What are the key considerations for implementing network slicing in the 5G Core network?


Network slicing is a key architectural concept in 5G networks, allowing the creation of multiple virtual networks (slices) on a shared physical network infrastructure. Each slice is tailored to meet specific requirements for different use cases, such as enhanced mobile broadband (eMBB), massive machine type communication (mMTC), and ultra-reliable low-latency communication (URLLC). Implementing network slicing in the 5G Core network involves several key technical considerations:

  1. Service Level Agreements (SLAs):
    • Definition: SLAs specify the performance and functionality requirements for each network slice.
    • Implementation: The 5G Core must support dynamic SLA configuration, ensuring that each slice meets its defined quality of service (QoS) parameters.
  2. Isolation and Resource Allocation:
    • Isolation: Network slices must be isolated from each other to prevent interference and ensure security.
    • Resource Allocation: Efficient allocation of network resources, such as bandwidth, processing power, and storage, is crucial.
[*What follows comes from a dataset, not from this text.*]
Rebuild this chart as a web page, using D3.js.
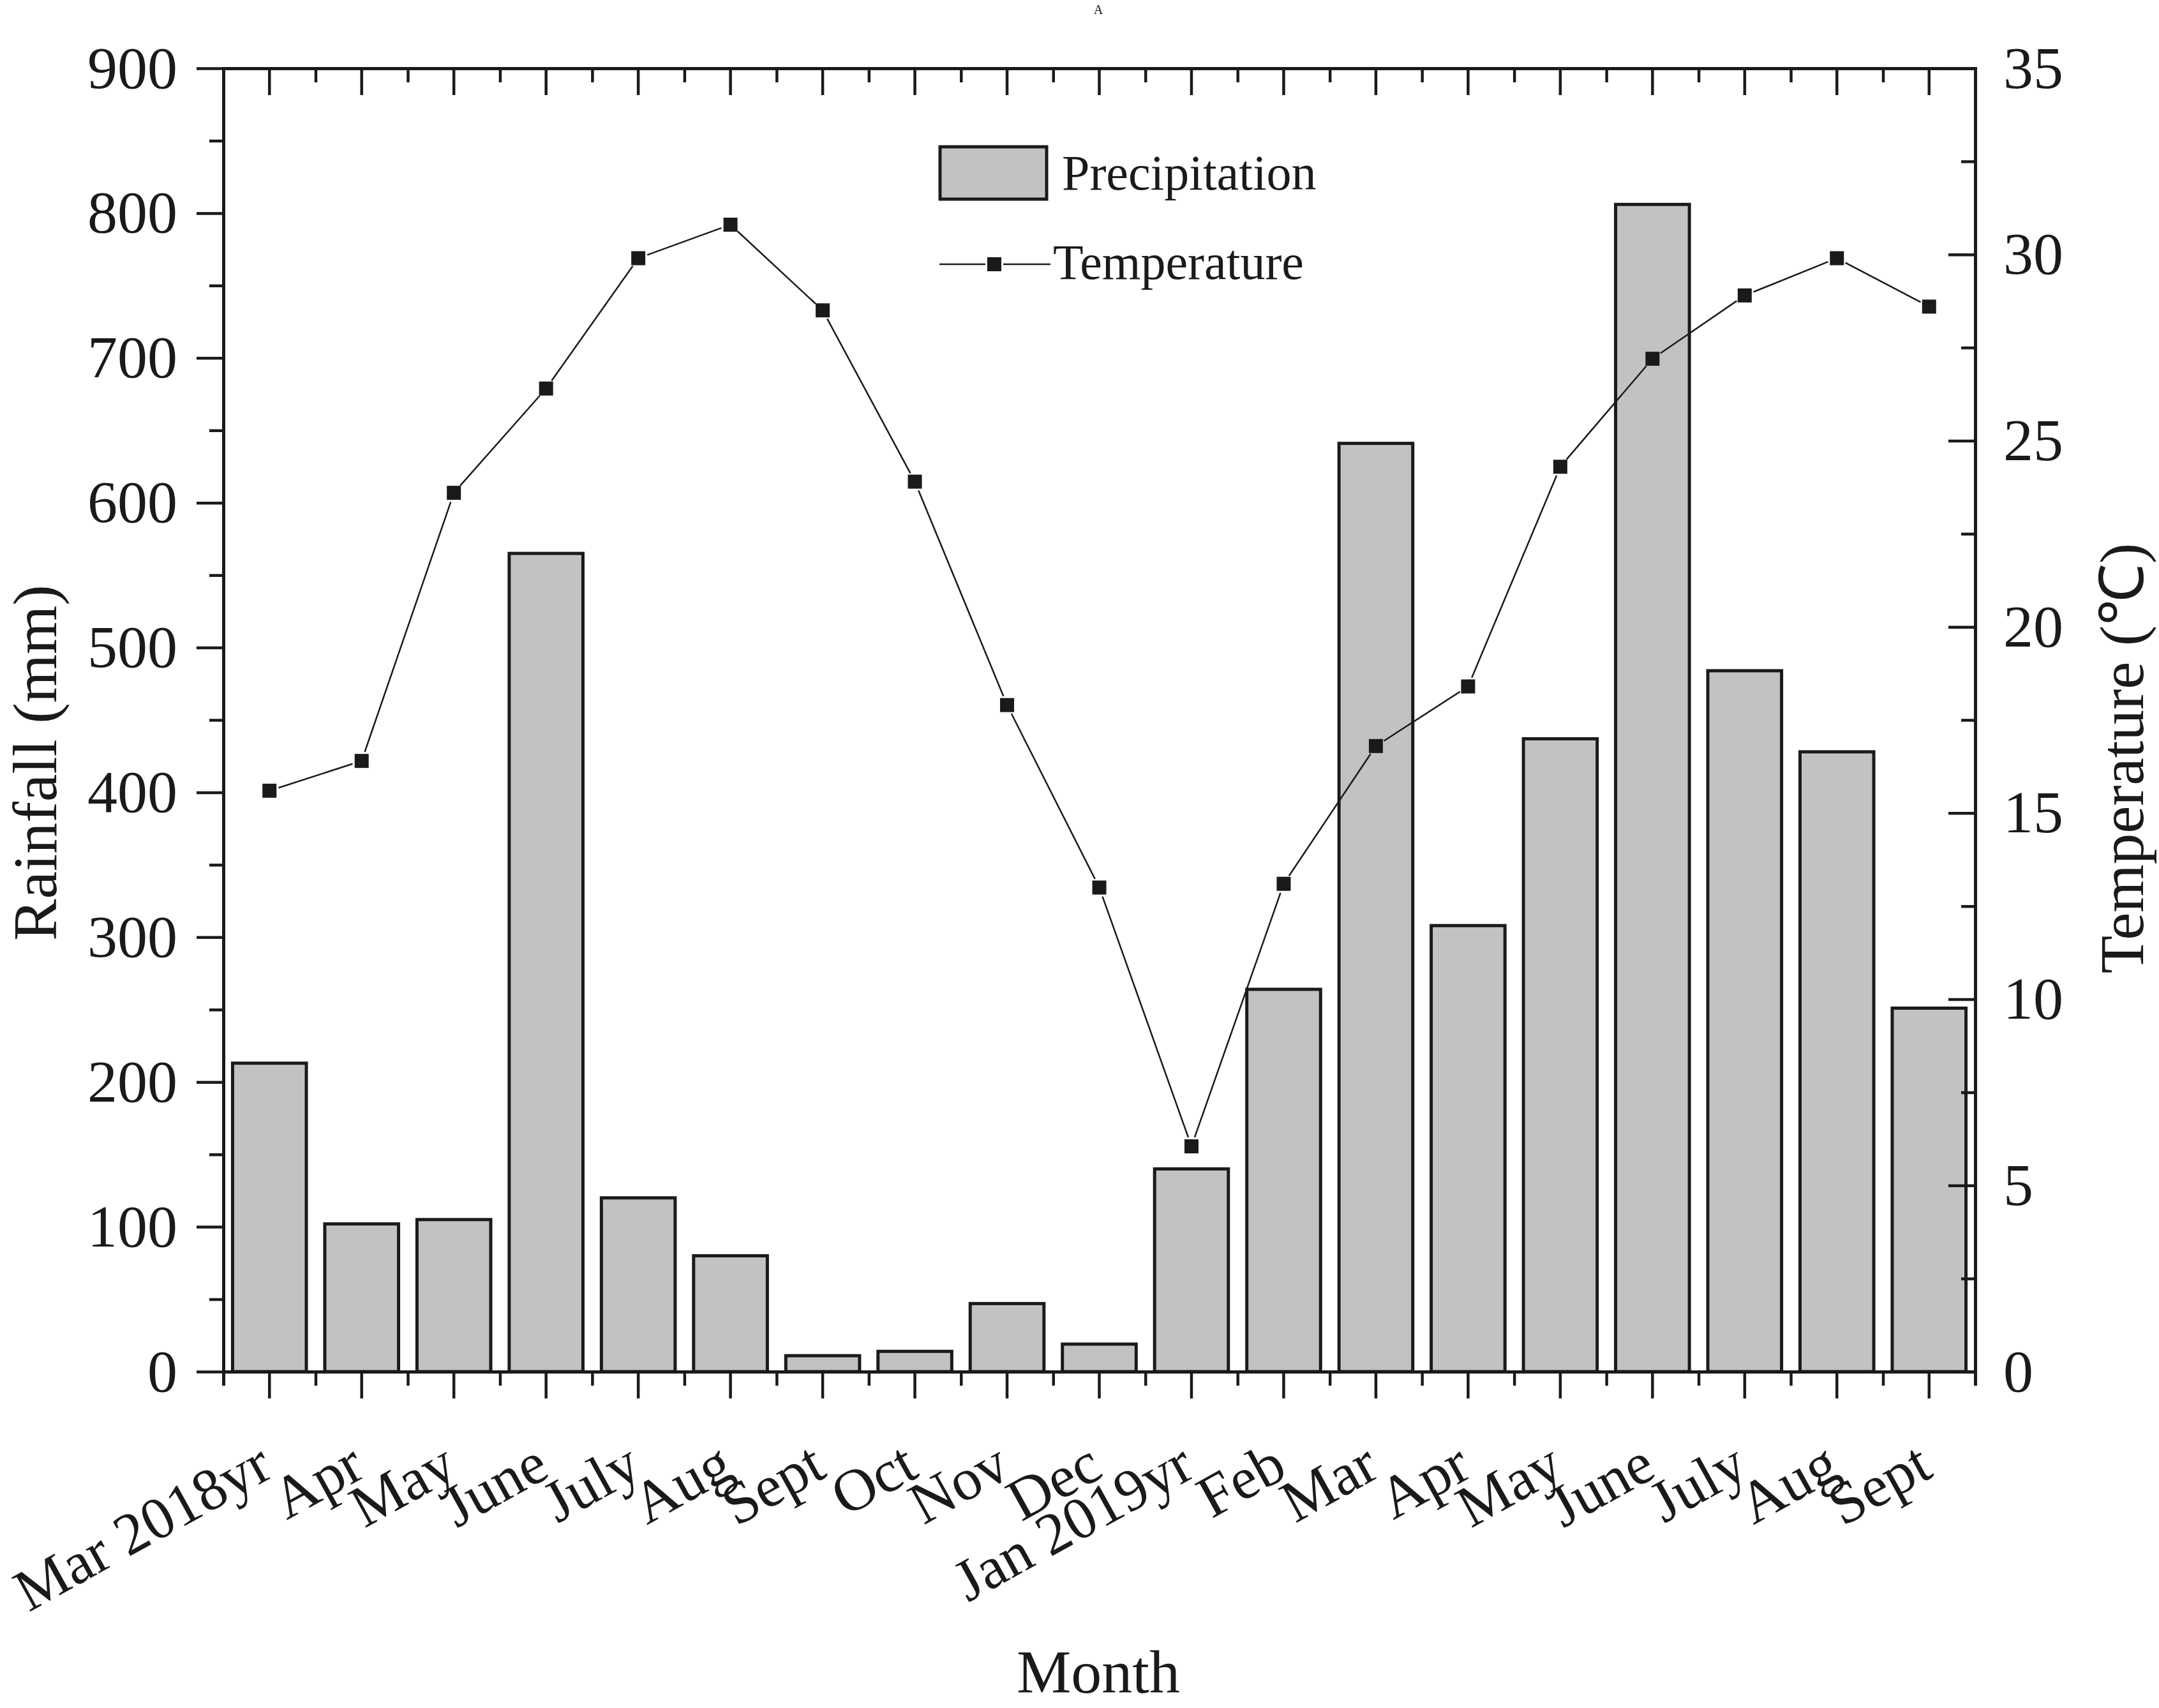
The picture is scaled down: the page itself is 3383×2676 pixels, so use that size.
<!DOCTYPE html>
<html>
<head>
<meta charset="utf-8">
<script src="https://cdn.jsdelivr.net/npm/d3@7"></script>
<style>
  body { margin: 0; background: #fff; }
  text { font-family: "Liberation Serif", "Times New Roman", serif; fill: #1a1a1a; }
</style>
</head>
<body>
<div id="chart"></div>
<script>
var months = ["Mar 2018yr", "Apr", "May", "June", "July", "Aug", "Sept", "Oct", "Nov", "Dec",
              "Jan 2019yr", "Feb", "Mar", "Apr", "May", "June", "July", "Aug", "Sept"];
var rainfall = [213, 102, 105, 565, 120, 80, 11, 14, 47, 19, 140, 264, 641, 308, 437, 806, 484, 428, 251];
var temperature = [15.6, 16.4, 23.6, 26.4, 29.9, 30.8, 28.5, 23.9, 17.9, 13.0, 6.05, 13.1, 16.8, 18.4, 24.3, 27.2, 28.9, 29.9, 28.6];
var rainTicks = [0, 100, 200, 300, 400, 500, 600, 700, 800, 900];
var tempTicks = [0, 5, 10, 15, 20, 25, 30, 35];

var W = 3383, H = 2676;
var plotLeft = 350, plotRight = 3095, plotTop = 107, plotBottom = 2149;
var ink = "#1a1a1a";

var svg = d3.select("#chart").append("svg")
    .attr("width", W)
    .attr("height", H);

var x = d3.scaleBand()
    .domain(d3.range(months.length))
    .range([plotLeft, plotRight])
    .paddingInner(0.2)
    .paddingOuter(0.1);
// category boundaries for the minor ticks
var xEdge = d3.scaleLinear().domain([0, months.length]).range([plotLeft, plotRight]);
var yRain = d3.scaleLinear().domain([0, 900]).range([plotBottom, plotTop]);
var yTemp = d3.scaleLinear().domain([0, 35]).range([plotBottom, plotTop]);

// bars
svg.append("g").selectAll("rect")
    .data(rainfall)
  .enter().append("rect")
    .attr("x", function(d, i) { return x(i); })
    .attr("y", function(d) { return yRain(d); })
    .attr("width", x.bandwidth())
    .attr("height", function(d) { return plotBottom - yRain(d); })
    .attr("fill", "#c2c2c2")
    .attr("stroke", ink)
    .attr("stroke-width", 5);

// axes
function styleAxis(g) {
  g.selectAll("path.domain").attr("stroke", ink).attr("stroke-width", 5);
  g.selectAll(".tick line").attr("stroke", ink).attr("stroke-width", 4.5);
  g.selectAll(".tick text").style("font-size", "94px").attr("fill", ink);
}
var noLabel = function() { return ""; };

svg.append("g").attr("transform", "translate(0," + plotBottom + ")")
    .call(d3.axisBottom(xEdge).tickValues(d3.range(months.length + 1)).tickSize(22).tickFormat(noLabel))
    .call(styleAxis);
var bottomAxis = svg.append("g").attr("transform", "translate(0," + plotBottom + ")")
    .call(d3.axisBottom(x).tickSize(42).tickSizeOuter(0).tickFormat(function(i) { return months[i]; }))
    .call(styleAxis);
bottomAxis.selectAll(".tick text")
    .style("font-size", "93px")
    .attr("x", 0).attr("y", 0).attr("dy", 0)
    .attr("text-anchor", "end")
    .attr("transform", "translate(9,163) rotate(-29)");

svg.append("g").attr("transform", "translate(0," + plotTop + ")")
    .call(d3.axisTop(xEdge).tickValues(d3.range(months.length + 1)).tickSize(-22).tickFormat(noLabel))
    .call(styleAxis);
svg.append("g").attr("transform", "translate(0," + plotTop + ")")
    .call(d3.axisTop(x).tickSize(-42).tickSizeOuter(0).tickFormat(noLabel))
    .call(styleAxis);

svg.append("g").attr("transform", "translate(" + plotLeft + ",0)")
    .call(d3.axisLeft(yRain).tickValues(d3.range(50, 900, 100)).tickSize(22).tickSizeOuter(0).tickFormat(noLabel))
    .call(styleAxis);
svg.append("g").attr("transform", "translate(" + plotLeft + ",0)")
    .call(d3.axisLeft(yRain).tickValues(rainTicks).tickSize(42).tickSizeOuter(0).tickPadding(30))
    .call(styleAxis);

svg.append("g").attr("transform", "translate(" + plotRight + ",0)")
    .call(d3.axisRight(yTemp).tickValues(d3.range(2.5, 35, 5)).tickSize(-22).tickSizeOuter(0).tickFormat(noLabel))
    .call(styleAxis);
svg.append("g").attr("transform", "translate(" + plotRight + ",0)")
    .call(d3.axisRight(yTemp).tickValues(tempTicks).tickSize(-42).tickSizeOuter(0).tickPadding(44))
    .call(styleAxis);

// temperature line, with a small gap before each marker
var cx = function(i) { return x(i) + x.bandwidth() / 2; };
var gap = 15;
var segs = d3.pairs(temperature.map(function(d, i) { return [cx(i), yTemp(d)]; }));
svg.append("g").selectAll("line")
    .data(segs)
  .enter().append("line")
    .each(function(s) {
      var dx = s[1][0] - s[0][0], dy = s[1][1] - s[0][1];
      var len = Math.sqrt(dx * dx + dy * dy);
      var ux = dx / len, uy = dy / len;
      d3.select(this)
        .attr("x1", s[0][0] + ux * gap).attr("y1", s[0][1] + uy * gap)
        .attr("x2", s[1][0] - ux * gap).attr("y2", s[1][1] - uy * gap);
    })
    .attr("stroke", ink)
    .attr("stroke-width", 2.5);
svg.append("g").selectAll("rect")
    .data(temperature)
  .enter().append("rect")
    .attr("x", function(d, i) { return cx(i) - 11; })
    .attr("y", function(d) { return yTemp(d) - 11; })
    .attr("width", 22)
    .attr("height", 22)
    .attr("fill", ink);

// legend
var legend = svg.append("g");
legend.append("rect")
    .attr("x", 1473).attr("y", 230).attr("width", 167).attr("height", 82)
    .attr("fill", "#c2c2c2").attr("stroke", ink).attr("stroke-width", 5);
legend.append("text")
    .attr("x", 1664).attr("y", 297)
    .style("font-size", "78px")
    .text("Precipitation");
legend.append("line")
    .attr("x1", 1472).attr("x2", 1544).attr("y1", 414).attr("y2", 414)
    .attr("stroke", ink).attr("stroke-width", 2.5);
legend.append("line")
    .attr("x1", 1572).attr("x2", 1646).attr("y1", 414).attr("y2", 414)
    .attr("stroke", ink).attr("stroke-width", 2.5);
legend.append("rect")
    .attr("x", 1547).attr("y", 403).attr("width", 22).attr("height", 22)
    .attr("fill", ink);
legend.append("text")
    .attr("x", 1650).attr("y", 437)
    .style("font-size", "78px")
    .text("Temperature");

// titles
svg.append("text")
    .attr("transform", "translate(88,1195) rotate(-90)")
    .attr("text-anchor", "middle")
    .style("font-size", "98px")
    .text("Rainfall (mm)");
svg.append("text")
    .attr("transform", "translate(3358,1188) rotate(-90)")
    .attr("text-anchor", "middle")
    .style("font-size", "97px")
    .text("Temperature (℃)");
svg.append("text")
    .attr("x", 1721).attr("y", 2652)
    .attr("text-anchor", "middle")
    .style("font-size", "96px")
    .text("Month");
svg.append("text")
    .attr("x", 1721).attr("y", 22)
    .attr("text-anchor", "middle")
    .style("font-size", "20px")
    .text("A");
</script>
</body>
</html>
This involves both radio and core network resources.
  3. Network Function Virtualization (NFV) and Software-Defined Networking (SDN):
    • NFV: Core network functions should be virtualized to enable flexibility and scalability.
    • SDN: Centralized control through SDN allows dynamic management of network resources based on the requirements of each slice.
  4. Orchestration and Automation:
    • Orchestration: A centralized orchestrator is needed to manage the creation, modification, and deletion of slices.
    • Automation: Automated processes are necessary for quick and efficient slice deployment and adjustment.
  5. Slice Lifecycle Management:
    • Creation: The ability to create new slices dynamically based on demand.
    • Modification: Slices should be easily adaptable to changing requirements.
    • Deletion: Efficient removal of slices when they are no longer needed.
  6. User and Control Plane Separation:
    • User Plane (UP) and Control Plane (CP): Separating the UP and CP allows for more flexible and scalable network architectures.
    • UP Localization: Efficient UP localization and distribution for optimal data flow within the network.
  7. Network Slice Selection:
    • Policy-Based Selection: Determining which slice a user or device connects to based on policies and requirements.
    • Dynamic Selection: The ability to dynamically switch between slices based on changing conditions.
  8. Security and Privacy:
    • Isolation: Ensuring secure isolation between slices to prevent unauthorized access.
    • Encryption: Implementing strong encryption mechanisms to protect data transmitted over the network.
  9. Cross-Domain Coordination:
    • Interworking: Ensuring coordination between different network domains, such as radio access networks (RAN) and core networks, to provide end-to-end slice capabilities.
  10. End-to-End Network Slicing:
  • Integration: Ensuring seamless integration of network slicing across RAN, transport, and core network segments for end-to-end functionality.
  • Cross-Domain Optimization: Optimizing slices across multiple network domains for a cohesive user experience.